> _THE INPUT_:

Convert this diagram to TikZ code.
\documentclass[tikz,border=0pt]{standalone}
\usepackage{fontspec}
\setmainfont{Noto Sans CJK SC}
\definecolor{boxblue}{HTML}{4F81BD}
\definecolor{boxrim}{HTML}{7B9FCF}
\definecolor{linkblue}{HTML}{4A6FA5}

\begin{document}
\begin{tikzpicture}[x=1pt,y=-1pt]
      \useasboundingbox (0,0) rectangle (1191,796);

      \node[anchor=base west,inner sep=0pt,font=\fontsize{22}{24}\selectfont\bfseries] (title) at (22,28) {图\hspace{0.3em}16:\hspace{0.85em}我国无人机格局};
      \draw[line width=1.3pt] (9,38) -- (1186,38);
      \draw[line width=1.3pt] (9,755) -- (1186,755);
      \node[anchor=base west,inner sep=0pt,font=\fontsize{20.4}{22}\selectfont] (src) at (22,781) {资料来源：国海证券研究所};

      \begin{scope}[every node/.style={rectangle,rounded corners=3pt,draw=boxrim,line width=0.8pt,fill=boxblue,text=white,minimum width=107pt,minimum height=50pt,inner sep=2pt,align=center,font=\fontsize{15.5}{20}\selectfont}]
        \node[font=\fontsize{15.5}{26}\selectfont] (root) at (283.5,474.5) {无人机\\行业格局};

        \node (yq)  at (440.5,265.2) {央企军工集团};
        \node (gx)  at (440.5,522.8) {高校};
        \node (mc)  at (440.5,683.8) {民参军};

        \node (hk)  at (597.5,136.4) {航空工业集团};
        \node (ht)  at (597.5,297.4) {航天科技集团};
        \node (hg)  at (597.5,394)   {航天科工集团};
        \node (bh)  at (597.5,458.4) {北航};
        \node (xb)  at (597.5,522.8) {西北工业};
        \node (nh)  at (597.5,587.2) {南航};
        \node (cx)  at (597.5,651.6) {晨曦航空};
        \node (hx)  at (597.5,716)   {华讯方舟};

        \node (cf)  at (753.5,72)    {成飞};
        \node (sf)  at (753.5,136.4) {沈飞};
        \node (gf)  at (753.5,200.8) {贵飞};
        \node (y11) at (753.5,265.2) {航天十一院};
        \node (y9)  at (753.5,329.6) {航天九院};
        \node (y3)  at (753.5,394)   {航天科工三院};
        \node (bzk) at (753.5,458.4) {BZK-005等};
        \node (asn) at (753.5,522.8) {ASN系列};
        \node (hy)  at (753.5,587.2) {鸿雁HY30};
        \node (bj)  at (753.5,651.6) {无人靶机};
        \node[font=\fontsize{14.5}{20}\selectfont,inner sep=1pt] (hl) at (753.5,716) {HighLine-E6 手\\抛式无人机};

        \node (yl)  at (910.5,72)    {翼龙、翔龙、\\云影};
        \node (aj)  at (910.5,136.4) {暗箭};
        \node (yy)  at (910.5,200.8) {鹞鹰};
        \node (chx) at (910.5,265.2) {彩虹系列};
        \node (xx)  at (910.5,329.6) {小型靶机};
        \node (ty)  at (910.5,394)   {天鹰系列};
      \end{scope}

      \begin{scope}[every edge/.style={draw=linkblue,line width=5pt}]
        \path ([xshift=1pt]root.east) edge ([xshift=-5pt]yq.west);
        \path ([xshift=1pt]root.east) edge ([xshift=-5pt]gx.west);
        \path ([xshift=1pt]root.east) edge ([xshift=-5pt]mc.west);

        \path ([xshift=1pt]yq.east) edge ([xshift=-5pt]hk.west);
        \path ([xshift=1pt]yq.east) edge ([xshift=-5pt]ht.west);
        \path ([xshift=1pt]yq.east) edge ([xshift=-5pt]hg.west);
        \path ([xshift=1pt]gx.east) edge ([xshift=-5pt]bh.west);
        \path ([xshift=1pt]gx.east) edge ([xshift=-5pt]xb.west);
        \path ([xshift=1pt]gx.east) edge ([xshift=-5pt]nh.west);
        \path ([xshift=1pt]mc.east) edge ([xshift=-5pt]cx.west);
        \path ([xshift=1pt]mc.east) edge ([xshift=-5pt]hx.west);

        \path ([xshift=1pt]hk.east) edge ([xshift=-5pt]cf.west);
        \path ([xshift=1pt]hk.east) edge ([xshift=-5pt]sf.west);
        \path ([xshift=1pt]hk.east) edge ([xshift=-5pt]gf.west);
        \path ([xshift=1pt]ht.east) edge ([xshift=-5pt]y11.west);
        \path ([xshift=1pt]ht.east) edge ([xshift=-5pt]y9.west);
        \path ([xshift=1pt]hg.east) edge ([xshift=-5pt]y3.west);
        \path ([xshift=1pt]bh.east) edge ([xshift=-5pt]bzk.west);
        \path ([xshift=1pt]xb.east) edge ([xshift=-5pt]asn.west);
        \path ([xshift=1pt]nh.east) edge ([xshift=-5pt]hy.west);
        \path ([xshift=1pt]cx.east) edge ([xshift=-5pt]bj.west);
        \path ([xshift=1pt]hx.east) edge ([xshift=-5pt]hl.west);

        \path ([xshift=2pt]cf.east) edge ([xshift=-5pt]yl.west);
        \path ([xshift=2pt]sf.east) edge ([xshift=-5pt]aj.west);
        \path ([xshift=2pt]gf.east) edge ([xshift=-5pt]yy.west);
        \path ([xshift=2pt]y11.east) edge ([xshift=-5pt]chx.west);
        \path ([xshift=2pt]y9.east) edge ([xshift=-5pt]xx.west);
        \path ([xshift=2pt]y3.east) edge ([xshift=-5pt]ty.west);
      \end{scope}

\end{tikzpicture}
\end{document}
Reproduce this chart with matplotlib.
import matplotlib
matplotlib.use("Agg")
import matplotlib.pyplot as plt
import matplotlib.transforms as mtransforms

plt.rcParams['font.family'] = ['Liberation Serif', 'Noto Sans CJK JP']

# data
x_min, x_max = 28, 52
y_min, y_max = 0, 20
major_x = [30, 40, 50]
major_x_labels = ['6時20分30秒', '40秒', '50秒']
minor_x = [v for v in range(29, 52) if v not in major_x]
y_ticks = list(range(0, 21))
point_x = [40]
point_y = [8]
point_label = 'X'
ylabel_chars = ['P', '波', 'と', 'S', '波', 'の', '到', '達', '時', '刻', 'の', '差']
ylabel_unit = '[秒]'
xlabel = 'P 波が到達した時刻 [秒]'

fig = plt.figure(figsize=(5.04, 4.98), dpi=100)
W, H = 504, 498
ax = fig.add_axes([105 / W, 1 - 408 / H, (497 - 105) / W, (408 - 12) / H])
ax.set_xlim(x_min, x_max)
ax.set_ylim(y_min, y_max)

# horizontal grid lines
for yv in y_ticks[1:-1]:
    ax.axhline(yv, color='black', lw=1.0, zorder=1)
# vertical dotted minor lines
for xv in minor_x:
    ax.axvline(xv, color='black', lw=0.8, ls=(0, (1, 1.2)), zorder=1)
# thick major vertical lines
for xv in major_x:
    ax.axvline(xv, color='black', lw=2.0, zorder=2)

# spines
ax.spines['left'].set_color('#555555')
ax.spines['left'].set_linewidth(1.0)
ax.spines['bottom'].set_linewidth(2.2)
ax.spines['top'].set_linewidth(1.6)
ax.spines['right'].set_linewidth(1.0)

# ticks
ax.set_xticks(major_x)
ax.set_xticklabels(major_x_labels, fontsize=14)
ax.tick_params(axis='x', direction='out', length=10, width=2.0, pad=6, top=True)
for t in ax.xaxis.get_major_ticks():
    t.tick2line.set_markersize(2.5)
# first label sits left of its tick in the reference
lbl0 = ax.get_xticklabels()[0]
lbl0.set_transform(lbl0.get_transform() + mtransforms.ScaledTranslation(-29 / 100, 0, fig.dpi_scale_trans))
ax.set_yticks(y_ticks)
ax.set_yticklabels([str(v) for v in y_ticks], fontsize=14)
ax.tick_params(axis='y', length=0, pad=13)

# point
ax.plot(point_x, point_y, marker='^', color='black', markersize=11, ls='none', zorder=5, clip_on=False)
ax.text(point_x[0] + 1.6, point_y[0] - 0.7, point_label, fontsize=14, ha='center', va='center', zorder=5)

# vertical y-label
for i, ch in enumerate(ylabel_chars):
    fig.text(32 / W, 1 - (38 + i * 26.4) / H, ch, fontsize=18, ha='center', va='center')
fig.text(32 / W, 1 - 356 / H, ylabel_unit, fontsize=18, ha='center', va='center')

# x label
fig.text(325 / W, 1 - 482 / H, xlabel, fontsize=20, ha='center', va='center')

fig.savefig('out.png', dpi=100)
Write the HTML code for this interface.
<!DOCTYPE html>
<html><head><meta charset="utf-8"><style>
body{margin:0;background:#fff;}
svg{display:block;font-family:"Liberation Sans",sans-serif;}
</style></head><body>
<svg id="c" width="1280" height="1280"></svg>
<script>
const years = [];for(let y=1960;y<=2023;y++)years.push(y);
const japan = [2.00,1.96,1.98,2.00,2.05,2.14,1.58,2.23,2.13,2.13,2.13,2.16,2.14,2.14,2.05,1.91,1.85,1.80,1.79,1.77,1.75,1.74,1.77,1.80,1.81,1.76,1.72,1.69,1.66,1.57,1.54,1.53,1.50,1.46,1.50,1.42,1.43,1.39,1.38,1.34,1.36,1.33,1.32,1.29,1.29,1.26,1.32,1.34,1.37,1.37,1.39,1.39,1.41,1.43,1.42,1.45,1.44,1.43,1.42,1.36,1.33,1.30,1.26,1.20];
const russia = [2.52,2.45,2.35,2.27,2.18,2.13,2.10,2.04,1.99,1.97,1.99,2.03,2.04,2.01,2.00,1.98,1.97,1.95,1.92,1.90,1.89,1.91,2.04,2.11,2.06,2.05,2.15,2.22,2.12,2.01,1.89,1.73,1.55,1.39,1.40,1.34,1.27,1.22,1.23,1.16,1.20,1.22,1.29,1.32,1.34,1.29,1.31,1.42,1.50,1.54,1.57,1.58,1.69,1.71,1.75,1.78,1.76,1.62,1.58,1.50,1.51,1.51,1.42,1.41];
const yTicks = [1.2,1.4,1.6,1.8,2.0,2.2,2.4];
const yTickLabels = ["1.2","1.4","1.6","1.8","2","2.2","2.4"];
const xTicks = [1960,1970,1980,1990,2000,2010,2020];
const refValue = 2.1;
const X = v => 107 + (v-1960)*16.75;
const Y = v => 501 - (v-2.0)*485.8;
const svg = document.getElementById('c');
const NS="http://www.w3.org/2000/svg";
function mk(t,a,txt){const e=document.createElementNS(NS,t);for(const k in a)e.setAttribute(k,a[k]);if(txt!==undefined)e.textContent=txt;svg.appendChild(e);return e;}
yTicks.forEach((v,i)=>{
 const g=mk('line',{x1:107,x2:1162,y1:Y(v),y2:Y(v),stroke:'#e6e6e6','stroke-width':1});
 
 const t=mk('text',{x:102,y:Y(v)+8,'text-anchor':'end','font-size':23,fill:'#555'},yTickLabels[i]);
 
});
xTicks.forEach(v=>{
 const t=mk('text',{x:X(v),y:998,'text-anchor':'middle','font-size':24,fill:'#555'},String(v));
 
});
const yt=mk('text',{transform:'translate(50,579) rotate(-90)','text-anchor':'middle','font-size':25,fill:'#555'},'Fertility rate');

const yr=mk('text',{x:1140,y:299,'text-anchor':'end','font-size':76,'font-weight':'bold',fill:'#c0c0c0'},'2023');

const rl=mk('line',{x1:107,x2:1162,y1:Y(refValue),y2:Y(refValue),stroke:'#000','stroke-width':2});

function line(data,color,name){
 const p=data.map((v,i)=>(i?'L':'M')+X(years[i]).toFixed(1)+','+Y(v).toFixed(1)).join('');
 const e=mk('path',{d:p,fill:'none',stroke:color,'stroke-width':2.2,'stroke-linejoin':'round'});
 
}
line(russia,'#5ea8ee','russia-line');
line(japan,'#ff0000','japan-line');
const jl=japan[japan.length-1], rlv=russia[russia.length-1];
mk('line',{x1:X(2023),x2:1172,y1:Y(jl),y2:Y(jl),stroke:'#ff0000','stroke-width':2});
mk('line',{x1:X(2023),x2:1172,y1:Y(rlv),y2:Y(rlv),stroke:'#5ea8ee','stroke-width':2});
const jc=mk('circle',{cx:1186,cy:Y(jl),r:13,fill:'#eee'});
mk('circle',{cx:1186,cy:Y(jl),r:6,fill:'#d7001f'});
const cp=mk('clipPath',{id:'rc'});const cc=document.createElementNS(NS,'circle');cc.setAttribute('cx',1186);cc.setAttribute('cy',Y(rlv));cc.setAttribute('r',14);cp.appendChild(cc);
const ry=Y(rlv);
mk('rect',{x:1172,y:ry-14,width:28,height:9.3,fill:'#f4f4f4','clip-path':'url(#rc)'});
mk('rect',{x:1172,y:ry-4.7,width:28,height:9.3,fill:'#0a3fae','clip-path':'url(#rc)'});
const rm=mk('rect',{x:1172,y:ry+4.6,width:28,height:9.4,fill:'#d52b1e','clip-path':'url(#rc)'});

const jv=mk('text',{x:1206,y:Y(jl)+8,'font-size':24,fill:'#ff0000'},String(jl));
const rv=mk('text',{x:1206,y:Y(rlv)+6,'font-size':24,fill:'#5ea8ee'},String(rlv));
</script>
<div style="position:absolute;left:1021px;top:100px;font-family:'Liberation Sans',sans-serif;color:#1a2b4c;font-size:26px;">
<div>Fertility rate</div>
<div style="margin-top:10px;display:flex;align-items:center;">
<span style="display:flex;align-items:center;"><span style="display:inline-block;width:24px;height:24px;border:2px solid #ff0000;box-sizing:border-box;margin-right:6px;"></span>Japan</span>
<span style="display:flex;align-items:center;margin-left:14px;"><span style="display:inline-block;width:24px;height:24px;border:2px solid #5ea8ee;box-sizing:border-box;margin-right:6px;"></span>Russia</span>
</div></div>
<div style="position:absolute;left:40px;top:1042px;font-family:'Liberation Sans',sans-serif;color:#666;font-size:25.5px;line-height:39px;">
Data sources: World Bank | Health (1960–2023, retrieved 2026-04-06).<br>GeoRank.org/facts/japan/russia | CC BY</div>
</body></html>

> _EXERCISE BRIEF_:
Reproduce word for word the lines of the records above, beginning at the first and ending with the line where "(0,0) rectangle (1191,796);" appears, and nothing past it.

> _FINISHED EXERCISE_:
Convert this diagram to TikZ code.
\documentclass[tikz,border=0pt]{standalone}
\usepackage{fontspec}
\setmainfont{Noto Sans CJK SC}
\definecolor{boxblue}{HTML}{4F81BD}
\definecolor{boxrim}{HTML}{7B9FCF}
\definecolor{linkblue}{HTML}{4A6FA5}

\begin{document}
\begin{tikzpicture}[x=1pt,y=-1pt]
      \useasboundingbox (0,0) rectangle (1191,796);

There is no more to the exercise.